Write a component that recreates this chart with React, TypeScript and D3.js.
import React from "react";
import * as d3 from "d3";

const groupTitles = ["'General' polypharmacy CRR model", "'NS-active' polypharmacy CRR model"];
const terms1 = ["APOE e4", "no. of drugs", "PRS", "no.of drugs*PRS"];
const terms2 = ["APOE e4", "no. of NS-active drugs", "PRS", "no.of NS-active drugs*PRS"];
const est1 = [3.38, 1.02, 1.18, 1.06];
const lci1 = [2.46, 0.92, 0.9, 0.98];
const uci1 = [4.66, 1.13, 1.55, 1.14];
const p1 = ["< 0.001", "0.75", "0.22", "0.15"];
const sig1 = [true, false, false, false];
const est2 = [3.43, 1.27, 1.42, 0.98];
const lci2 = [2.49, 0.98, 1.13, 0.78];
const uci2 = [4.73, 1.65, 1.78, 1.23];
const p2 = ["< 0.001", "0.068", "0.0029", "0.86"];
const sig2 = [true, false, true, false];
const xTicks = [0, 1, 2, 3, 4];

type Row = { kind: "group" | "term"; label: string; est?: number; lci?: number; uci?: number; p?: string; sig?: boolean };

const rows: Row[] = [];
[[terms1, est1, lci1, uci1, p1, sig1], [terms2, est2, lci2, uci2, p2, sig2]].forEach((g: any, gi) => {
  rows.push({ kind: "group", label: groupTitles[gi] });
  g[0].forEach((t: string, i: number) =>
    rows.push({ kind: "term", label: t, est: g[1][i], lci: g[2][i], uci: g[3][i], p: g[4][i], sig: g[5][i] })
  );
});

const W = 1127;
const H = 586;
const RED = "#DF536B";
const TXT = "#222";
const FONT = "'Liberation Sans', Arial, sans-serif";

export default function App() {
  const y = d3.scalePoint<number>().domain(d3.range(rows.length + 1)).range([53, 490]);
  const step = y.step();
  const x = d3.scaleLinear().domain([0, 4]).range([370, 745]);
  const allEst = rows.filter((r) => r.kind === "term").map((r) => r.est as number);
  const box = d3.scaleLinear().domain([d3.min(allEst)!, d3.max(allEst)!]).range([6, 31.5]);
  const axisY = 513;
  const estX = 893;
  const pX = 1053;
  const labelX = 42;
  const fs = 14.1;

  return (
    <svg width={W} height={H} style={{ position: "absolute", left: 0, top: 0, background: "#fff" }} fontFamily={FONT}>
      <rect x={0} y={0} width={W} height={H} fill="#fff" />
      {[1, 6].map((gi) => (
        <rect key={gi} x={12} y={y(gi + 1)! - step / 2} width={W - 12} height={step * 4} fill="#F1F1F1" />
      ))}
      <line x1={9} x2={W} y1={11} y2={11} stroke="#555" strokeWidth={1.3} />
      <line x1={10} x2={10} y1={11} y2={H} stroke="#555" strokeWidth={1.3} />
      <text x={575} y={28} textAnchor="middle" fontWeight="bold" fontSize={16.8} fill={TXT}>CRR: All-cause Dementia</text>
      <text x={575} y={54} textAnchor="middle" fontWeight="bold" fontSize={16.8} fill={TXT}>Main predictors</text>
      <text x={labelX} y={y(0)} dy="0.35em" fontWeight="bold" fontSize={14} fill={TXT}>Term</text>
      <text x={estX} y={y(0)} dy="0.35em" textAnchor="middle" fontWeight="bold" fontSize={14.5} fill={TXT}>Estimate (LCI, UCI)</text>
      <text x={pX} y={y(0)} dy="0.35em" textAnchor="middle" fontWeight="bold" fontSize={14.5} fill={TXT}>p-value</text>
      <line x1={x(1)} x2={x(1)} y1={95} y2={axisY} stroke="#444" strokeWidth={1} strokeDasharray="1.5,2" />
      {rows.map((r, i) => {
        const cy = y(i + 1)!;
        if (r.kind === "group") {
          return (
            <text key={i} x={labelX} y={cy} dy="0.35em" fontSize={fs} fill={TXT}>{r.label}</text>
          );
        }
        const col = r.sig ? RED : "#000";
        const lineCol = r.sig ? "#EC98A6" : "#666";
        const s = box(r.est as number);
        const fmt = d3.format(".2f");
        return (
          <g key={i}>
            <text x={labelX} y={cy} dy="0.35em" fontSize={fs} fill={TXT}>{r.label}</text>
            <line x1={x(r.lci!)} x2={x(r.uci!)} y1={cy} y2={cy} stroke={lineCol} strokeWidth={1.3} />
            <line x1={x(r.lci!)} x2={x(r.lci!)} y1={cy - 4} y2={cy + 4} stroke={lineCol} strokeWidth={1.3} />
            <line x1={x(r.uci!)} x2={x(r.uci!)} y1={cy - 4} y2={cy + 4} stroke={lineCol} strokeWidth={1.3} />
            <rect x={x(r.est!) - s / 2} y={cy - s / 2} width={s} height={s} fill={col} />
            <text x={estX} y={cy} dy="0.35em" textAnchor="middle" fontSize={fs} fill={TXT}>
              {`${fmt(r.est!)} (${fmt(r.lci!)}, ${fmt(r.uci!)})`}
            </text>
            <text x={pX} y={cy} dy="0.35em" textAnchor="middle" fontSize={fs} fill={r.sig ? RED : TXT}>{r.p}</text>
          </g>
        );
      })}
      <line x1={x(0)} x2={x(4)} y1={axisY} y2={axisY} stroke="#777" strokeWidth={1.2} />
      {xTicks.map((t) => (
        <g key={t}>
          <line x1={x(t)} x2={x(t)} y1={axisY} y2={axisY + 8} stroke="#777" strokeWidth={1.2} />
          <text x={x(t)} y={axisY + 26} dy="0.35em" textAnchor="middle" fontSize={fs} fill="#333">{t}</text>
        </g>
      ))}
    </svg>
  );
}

* * *

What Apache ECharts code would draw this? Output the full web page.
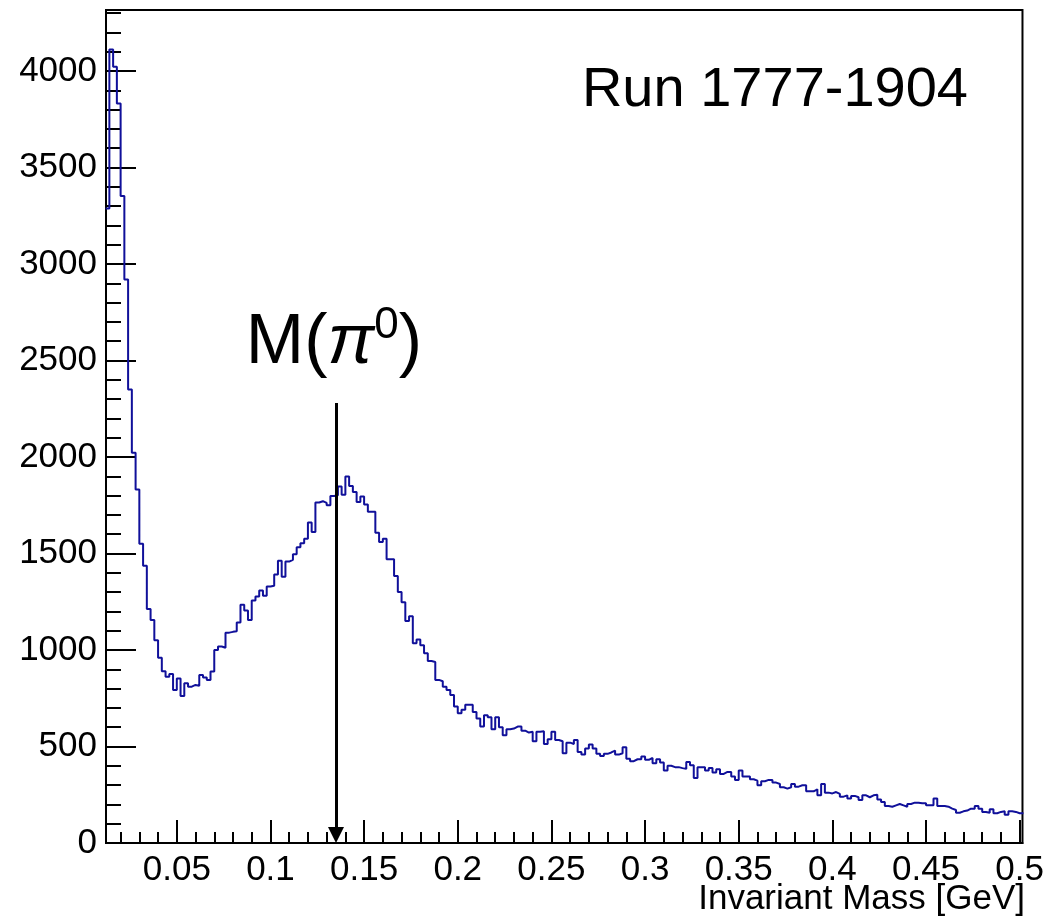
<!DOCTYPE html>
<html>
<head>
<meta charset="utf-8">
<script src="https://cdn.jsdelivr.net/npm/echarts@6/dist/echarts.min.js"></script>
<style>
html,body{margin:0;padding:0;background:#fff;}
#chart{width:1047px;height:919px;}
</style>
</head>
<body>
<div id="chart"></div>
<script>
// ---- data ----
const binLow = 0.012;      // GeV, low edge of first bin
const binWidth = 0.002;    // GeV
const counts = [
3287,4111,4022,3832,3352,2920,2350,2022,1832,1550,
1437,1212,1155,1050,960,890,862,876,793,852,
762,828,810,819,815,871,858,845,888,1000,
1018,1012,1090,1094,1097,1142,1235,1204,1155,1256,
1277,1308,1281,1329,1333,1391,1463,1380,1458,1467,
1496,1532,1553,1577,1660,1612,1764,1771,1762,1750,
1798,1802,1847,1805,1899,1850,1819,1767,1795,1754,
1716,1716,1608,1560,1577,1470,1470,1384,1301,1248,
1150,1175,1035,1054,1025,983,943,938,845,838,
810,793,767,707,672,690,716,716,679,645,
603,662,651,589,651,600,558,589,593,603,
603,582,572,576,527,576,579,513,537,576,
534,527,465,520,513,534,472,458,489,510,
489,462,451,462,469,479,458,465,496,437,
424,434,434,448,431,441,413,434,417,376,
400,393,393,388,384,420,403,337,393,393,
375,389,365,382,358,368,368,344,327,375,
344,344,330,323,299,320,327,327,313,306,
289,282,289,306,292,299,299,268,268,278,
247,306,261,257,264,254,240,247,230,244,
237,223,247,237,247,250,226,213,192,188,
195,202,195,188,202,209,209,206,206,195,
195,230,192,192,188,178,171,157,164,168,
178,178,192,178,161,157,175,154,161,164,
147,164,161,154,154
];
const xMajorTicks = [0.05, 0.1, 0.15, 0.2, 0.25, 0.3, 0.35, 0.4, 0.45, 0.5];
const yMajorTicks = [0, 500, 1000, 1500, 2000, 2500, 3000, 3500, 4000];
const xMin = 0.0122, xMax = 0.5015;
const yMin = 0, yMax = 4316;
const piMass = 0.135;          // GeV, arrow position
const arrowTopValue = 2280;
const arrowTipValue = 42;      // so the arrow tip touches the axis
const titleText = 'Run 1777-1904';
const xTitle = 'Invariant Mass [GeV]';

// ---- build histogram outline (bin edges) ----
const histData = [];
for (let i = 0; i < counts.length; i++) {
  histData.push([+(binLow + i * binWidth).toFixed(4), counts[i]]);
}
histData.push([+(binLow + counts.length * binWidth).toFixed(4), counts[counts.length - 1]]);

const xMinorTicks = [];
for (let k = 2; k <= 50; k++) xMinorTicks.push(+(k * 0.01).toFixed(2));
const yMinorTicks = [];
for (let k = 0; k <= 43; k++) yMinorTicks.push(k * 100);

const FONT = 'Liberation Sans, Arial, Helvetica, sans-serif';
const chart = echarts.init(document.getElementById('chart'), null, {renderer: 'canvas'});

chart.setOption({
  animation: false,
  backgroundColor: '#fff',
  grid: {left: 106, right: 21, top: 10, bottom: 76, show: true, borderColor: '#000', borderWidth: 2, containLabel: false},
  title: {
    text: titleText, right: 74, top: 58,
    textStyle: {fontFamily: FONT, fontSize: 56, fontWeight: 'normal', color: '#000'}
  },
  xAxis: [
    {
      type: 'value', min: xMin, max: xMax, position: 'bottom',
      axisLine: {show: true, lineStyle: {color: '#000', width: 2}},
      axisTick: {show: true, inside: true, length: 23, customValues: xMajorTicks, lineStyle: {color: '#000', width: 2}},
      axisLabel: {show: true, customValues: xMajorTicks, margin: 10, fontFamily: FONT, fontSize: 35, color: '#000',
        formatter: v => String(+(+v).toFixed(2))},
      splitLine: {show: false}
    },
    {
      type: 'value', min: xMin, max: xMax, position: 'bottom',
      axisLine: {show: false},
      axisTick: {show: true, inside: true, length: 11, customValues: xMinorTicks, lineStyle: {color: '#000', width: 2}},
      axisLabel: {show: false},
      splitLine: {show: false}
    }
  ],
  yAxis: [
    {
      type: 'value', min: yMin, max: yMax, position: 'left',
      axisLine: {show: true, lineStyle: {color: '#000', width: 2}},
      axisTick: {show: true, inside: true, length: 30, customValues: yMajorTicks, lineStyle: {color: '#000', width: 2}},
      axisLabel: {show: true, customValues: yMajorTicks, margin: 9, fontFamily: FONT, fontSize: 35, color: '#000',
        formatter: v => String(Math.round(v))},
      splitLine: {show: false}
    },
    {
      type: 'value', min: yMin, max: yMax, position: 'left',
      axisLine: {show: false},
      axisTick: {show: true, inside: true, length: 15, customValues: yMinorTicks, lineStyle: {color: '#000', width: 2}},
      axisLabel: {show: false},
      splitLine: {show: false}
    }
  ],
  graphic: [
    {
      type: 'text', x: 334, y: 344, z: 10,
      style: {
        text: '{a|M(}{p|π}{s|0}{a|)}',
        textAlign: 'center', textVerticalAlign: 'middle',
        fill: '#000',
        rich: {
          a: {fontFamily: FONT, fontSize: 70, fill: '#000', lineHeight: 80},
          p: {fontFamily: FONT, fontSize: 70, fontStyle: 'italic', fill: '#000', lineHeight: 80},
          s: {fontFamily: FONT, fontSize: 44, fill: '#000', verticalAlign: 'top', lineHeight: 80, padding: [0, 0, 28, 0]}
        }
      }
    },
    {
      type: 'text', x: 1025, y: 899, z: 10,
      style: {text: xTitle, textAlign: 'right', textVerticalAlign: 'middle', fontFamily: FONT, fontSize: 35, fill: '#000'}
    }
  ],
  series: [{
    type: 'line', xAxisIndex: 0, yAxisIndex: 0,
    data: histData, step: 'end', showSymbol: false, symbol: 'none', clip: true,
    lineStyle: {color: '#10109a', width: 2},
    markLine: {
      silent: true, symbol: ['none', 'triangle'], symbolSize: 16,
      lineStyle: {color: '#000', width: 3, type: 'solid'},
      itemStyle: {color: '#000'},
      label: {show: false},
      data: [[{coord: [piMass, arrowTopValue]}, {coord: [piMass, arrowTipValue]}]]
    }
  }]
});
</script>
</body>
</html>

==

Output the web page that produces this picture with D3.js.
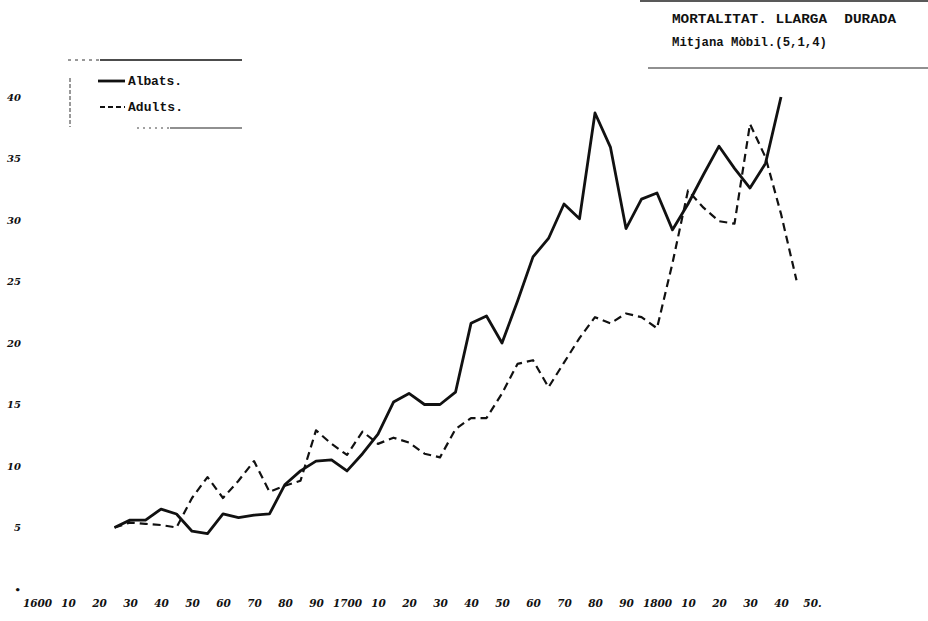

* What is asked
Transcribe, exactly and without additions, the lines of the records above, beginning with the line that contains "Write a component" and ending with the line that contains "const xTicks = [0, 1, 2, 3, 4];", both included.

* Answer to the exercise
Write a component that recreates this chart with React, TypeScript and D3.js.
import React from "react";
import * as d3 from "d3";

const groupTitles = ["'General' polypharmacy CRR model", "'NS-active' polypharmacy CRR model"];
const terms1 = ["APOE e4", "no. of drugs", "PRS", "no.of drugs*PRS"];
const terms2 = ["APOE e4", "no. of NS-active drugs", "PRS", "no.of NS-active drugs*PRS"];
const est1 = [3.38, 1.02, 1.18, 1.06];
const lci1 = [2.46, 0.92, 0.9, 0.98];
const uci1 = [4.66, 1.13, 1.55, 1.14];
const p1 = ["< 0.001", "0.75", "0.22", "0.15"];
const sig1 = [true, false, false, false];
const est2 = [3.43, 1.27, 1.42, 0.98];
const lci2 = [2.49, 0.98, 1.13, 0.78];
const uci2 = [4.73, 1.65, 1.78, 1.23];
const p2 = ["< 0.001", "0.068", "0.0029", "0.86"];
const sig2 = [true, false, true, false];
const xTicks = [0, 1, 2, 3, 4];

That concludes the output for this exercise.